### [Records to use]
= = =
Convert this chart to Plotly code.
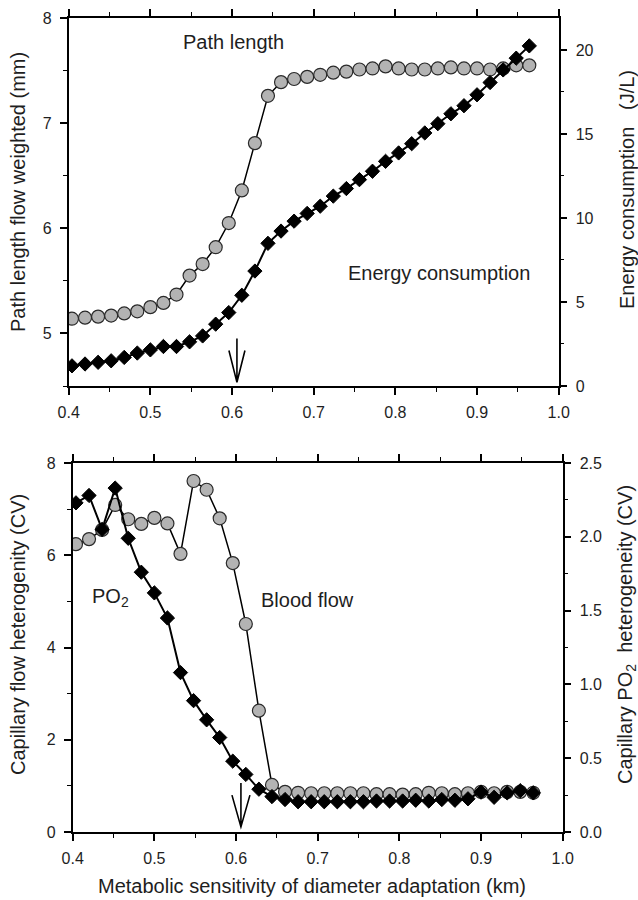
= = =
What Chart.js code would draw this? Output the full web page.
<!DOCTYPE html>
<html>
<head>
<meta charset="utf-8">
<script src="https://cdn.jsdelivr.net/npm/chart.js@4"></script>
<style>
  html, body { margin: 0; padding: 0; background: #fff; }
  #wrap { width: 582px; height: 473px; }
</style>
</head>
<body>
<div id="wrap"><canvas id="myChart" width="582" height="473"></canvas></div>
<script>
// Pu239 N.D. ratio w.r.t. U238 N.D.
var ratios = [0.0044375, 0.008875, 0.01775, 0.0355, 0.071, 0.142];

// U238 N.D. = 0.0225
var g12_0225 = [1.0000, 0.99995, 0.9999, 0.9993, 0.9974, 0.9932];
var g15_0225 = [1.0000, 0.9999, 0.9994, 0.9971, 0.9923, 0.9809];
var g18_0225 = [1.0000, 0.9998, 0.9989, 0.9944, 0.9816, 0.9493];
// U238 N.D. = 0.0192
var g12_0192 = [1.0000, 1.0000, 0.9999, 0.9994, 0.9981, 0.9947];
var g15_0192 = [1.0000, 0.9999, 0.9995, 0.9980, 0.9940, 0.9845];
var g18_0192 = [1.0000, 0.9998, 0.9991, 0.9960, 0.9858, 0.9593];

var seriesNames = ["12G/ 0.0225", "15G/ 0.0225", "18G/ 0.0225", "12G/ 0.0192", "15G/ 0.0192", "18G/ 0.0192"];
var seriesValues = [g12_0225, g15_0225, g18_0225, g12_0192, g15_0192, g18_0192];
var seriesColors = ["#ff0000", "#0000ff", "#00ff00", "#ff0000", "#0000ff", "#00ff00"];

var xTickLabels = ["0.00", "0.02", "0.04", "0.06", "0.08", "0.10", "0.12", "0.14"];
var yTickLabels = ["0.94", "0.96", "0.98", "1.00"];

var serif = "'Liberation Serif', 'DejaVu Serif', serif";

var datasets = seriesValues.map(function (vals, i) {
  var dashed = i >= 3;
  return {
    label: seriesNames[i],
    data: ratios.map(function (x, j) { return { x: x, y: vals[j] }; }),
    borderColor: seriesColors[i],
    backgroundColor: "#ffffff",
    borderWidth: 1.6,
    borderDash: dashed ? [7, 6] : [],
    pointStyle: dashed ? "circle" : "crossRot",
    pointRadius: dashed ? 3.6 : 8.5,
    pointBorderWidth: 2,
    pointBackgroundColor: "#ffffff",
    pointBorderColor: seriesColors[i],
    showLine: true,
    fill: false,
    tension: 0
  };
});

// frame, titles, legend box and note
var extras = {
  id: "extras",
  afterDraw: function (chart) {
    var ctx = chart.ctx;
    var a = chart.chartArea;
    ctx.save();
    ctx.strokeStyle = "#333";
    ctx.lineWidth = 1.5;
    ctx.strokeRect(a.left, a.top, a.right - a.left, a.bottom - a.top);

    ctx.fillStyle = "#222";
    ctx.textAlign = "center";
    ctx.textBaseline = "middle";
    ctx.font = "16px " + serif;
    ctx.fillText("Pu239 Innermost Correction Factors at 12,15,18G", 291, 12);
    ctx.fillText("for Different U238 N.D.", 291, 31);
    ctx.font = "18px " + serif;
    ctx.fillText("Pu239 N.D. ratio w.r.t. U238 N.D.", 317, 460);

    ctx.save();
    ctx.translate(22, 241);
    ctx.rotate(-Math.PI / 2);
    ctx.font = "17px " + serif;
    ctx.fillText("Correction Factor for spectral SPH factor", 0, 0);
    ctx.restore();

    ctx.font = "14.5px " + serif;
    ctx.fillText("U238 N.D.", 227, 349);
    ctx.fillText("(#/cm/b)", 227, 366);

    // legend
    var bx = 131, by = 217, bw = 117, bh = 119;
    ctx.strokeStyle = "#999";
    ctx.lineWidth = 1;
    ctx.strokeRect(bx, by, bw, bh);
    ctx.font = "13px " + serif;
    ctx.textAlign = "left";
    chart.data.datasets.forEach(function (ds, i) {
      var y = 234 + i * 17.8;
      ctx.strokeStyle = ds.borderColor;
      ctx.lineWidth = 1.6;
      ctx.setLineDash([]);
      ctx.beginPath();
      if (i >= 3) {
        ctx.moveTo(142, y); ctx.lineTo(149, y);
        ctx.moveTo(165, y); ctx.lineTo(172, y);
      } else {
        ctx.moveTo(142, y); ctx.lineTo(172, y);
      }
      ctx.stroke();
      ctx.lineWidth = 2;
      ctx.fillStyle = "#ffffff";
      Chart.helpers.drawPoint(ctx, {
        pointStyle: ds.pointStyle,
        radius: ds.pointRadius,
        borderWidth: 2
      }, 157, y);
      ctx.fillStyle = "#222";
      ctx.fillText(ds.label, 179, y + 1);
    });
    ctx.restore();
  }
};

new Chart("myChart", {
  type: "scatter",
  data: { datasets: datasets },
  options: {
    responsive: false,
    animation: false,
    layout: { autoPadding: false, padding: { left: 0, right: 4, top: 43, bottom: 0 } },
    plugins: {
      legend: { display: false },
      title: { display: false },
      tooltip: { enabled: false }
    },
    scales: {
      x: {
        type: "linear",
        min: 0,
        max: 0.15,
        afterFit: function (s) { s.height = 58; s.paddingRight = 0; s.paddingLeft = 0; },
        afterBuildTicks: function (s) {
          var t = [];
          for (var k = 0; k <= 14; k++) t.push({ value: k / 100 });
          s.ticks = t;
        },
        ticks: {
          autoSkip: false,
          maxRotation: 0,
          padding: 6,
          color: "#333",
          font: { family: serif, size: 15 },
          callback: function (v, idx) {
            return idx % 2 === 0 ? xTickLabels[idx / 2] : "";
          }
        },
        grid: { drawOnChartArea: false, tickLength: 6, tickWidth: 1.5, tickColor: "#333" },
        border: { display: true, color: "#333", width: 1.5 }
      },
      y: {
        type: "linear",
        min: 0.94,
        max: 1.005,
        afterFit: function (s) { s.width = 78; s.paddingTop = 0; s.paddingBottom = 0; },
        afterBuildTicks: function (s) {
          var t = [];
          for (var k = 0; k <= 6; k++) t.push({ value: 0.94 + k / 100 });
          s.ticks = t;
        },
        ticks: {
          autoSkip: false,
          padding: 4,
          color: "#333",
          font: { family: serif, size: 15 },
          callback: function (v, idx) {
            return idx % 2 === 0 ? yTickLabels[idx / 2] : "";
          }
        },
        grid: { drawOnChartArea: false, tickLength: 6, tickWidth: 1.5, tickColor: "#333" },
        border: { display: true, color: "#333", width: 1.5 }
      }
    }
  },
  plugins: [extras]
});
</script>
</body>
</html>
= = =
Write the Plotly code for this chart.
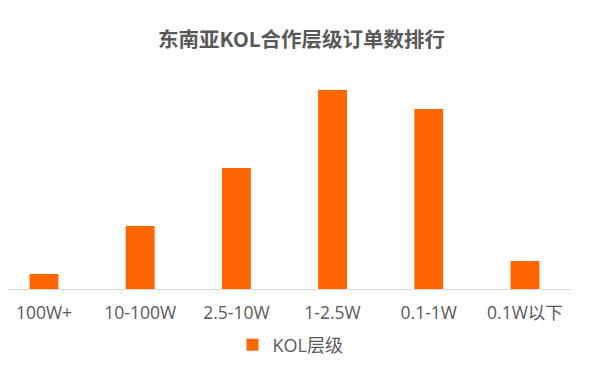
= = =
### [Requirement]
Taking the material above, extract exactly and only the lines from the line with "What Chart.js code" to the line with "0.0355, 0.071, 0.142];", inclusive of both.

### [Solved problem]
What Chart.js code would draw this? Output the full web page.
<!DOCTYPE html>
<html>
<head>
<meta charset="utf-8">
<script src="https://cdn.jsdelivr.net/npm/chart.js@4"></script>
<style>
  html, body { margin: 0; padding: 0; background: #fff; }
  #wrap { width: 582px; height: 473px; }
</style>
</head>
<body>
<div id="wrap"><canvas id="myChart" width="582" height="473"></canvas></div>
<script>
// Pu239 N.D. ratio w.r.t. U238 N.D.
var ratios = [0.0044375, 0.008875, 0.01775, 0.0355, 0.071, 0.142];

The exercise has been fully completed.